SUPPLIED INFORMATION
- - - -

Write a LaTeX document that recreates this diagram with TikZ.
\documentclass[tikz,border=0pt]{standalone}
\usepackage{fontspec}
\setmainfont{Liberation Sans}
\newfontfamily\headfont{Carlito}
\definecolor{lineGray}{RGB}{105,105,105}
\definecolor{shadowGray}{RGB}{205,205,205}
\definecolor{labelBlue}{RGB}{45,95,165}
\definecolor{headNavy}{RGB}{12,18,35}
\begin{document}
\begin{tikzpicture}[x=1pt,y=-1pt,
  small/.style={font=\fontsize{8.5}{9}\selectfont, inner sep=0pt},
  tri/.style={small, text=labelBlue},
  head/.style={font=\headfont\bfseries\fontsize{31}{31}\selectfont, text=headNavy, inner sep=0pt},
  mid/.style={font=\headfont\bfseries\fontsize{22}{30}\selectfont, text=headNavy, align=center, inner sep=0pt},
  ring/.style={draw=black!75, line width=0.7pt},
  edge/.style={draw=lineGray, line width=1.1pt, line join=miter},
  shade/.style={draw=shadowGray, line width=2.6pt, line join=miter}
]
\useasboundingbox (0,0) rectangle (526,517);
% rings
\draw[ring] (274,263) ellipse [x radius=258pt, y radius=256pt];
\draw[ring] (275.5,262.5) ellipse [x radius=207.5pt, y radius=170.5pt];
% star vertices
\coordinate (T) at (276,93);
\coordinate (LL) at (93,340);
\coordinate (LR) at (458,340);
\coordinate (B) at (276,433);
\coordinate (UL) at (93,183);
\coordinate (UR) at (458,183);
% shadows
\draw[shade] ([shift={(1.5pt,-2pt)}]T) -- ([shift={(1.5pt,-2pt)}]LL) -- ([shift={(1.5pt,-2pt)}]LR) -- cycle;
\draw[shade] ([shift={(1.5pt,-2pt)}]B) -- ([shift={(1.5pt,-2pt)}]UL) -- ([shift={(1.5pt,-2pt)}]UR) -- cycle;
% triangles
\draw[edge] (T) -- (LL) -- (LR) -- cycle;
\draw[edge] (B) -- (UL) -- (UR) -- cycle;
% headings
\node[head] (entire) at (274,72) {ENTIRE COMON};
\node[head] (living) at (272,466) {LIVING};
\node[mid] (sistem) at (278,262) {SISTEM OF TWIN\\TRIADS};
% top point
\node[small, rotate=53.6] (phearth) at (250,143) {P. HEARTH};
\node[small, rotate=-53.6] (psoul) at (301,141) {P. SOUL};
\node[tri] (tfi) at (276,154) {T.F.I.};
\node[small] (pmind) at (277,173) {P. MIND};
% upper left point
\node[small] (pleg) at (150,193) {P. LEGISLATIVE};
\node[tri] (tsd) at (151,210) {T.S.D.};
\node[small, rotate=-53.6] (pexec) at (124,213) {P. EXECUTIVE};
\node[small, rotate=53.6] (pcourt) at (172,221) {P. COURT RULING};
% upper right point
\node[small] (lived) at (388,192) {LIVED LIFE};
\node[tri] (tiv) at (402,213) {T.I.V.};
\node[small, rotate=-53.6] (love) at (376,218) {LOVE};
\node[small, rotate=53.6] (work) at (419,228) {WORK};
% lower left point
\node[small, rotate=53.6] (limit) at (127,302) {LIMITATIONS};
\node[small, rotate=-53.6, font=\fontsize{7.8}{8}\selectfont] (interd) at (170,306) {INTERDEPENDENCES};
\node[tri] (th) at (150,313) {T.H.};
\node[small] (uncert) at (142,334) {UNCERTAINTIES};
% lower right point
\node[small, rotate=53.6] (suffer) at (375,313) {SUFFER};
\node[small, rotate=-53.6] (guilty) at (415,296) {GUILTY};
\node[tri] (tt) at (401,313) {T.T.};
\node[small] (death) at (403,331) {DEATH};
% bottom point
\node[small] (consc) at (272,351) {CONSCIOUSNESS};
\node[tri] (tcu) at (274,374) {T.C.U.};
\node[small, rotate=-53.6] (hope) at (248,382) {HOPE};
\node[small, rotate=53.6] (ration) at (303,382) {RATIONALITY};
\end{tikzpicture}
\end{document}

- - - -

TASK INSTRUCTIONS
Output all of the data above without any alteration.

THE RESULT
Write a LaTeX document that recreates this diagram with TikZ.
\documentclass[tikz,border=0pt]{standalone}
\usepackage{fontspec}
\setmainfont{Liberation Sans}
\newfontfamily\headfont{Carlito}
\definecolor{lineGray}{RGB}{105,105,105}
\definecolor{shadowGray}{RGB}{205,205,205}
\definecolor{labelBlue}{RGB}{45,95,165}
\definecolor{headNavy}{RGB}{12,18,35}
\begin{document}
\begin{tikzpicture}[x=1pt,y=-1pt,
  small/.style={font=\fontsize{8.5}{9}\selectfont, inner sep=0pt},
  tri/.style={small, text=labelBlue},
  head/.style={font=\headfont\bfseries\fontsize{31}{31}\selectfont, text=headNavy, inner sep=0pt},
  mid/.style={font=\headfont\bfseries\fontsize{22}{30}\selectfont, text=headNavy, align=center, inner sep=0pt},
  ring/.style={draw=black!75, line width=0.7pt},
  edge/.style={draw=lineGray, line width=1.1pt, line join=miter},
  shade/.style={draw=shadowGray, line width=2.6pt, line join=miter}
]
\useasboundingbox (0,0) rectangle (526,517);
% rings
\draw[ring] (274,263) ellipse [x radius=258pt, y radius=256pt];
\draw[ring] (275.5,262.5) ellipse [x radius=207.5pt, y radius=170.5pt];
% star vertices
\coordinate (T) at (276,93);
\coordinate (LL) at (93,340);
\coordinate (LR) at (458,340);
\coordinate (B) at (276,433);
\coordinate (UL) at (93,183);
\coordinate (UR) at (458,183);
% shadows
\draw[shade] ([shift={(1.5pt,-2pt)}]T) -- ([shift={(1.5pt,-2pt)}]LL) -- ([shift={(1.5pt,-2pt)}]LR) -- cycle;
\draw[shade] ([shift={(1.5pt,-2pt)}]B) -- ([shift={(1.5pt,-2pt)}]UL) -- ([shift={(1.5pt,-2pt)}]UR) -- cycle;
% triangles
\draw[edge] (T) -- (LL) -- (LR) -- cycle;
\draw[edge] (B) -- (UL) -- (UR) -- cycle;
% headings
\node[head] (entire) at (274,72) {ENTIRE COMON};
\node[head] (living) at (272,466) {LIVING};
\node[mid] (sistem) at (278,262) {SISTEM OF TWIN\\TRIADS};
% top point
\node[small, rotate=53.6] (phearth) at (250,143) {P. HEARTH};
\node[small, rotate=-53.6] (psoul) at (301,141) {P. SOUL};
\node[tri] (tfi) at (276,154) {T.F.I.};
\node[small] (pmind) at (277,173) {P. MIND};
% upper left point
\node[small] (pleg) at (150,193) {P. LEGISLATIVE};
\node[tri] (tsd) at (151,210) {T.S.D.};
\node[small, rotate=-53.6] (pexec) at (124,213) {P. EXECUTIVE};
\node[small, rotate=53.6] (pcourt) at (172,221) {P. COURT RULING};
% upper right point
\node[small] (lived) at (388,192) {LIVED LIFE};
\node[tri] (tiv) at (402,213) {T.I.V.};
\node[small, rotate=-53.6] (love) at (376,218) {LOVE};
\node[small, rotate=53.6] (work) at (419,228) {WORK};
% lower left point
\node[small, rotate=53.6] (limit) at (127,302) {LIMITATIONS};
\node[small, rotate=-53.6, font=\fontsize{7.8}{8}\selectfont] (interd) at (170,306) {INTERDEPENDENCES};
\node[tri] (th) at (150,313) {T.H.};
\node[small] (uncert) at (142,334) {UNCERTAINTIES};
% lower right point
\node[small, rotate=53.6] (suffer) at (375,313) {SUFFER};
\node[small, rotate=-53.6] (guilty) at (415,296) {GUILTY};
\node[tri] (tt) at (401,313) {T.T.};
\node[small] (death) at (403,331) {DEATH};
% bottom point
\node[small] (consc) at (272,351) {CONSCIOUSNESS};
\node[tri] (tcu) at (274,374) {T.C.U.};
\node[small, rotate=-53.6] (hope) at (248,382) {HOPE};
\node[small, rotate=53.6] (ration) at (303,382) {RATIONALITY};
\end{tikzpicture}
\end{document}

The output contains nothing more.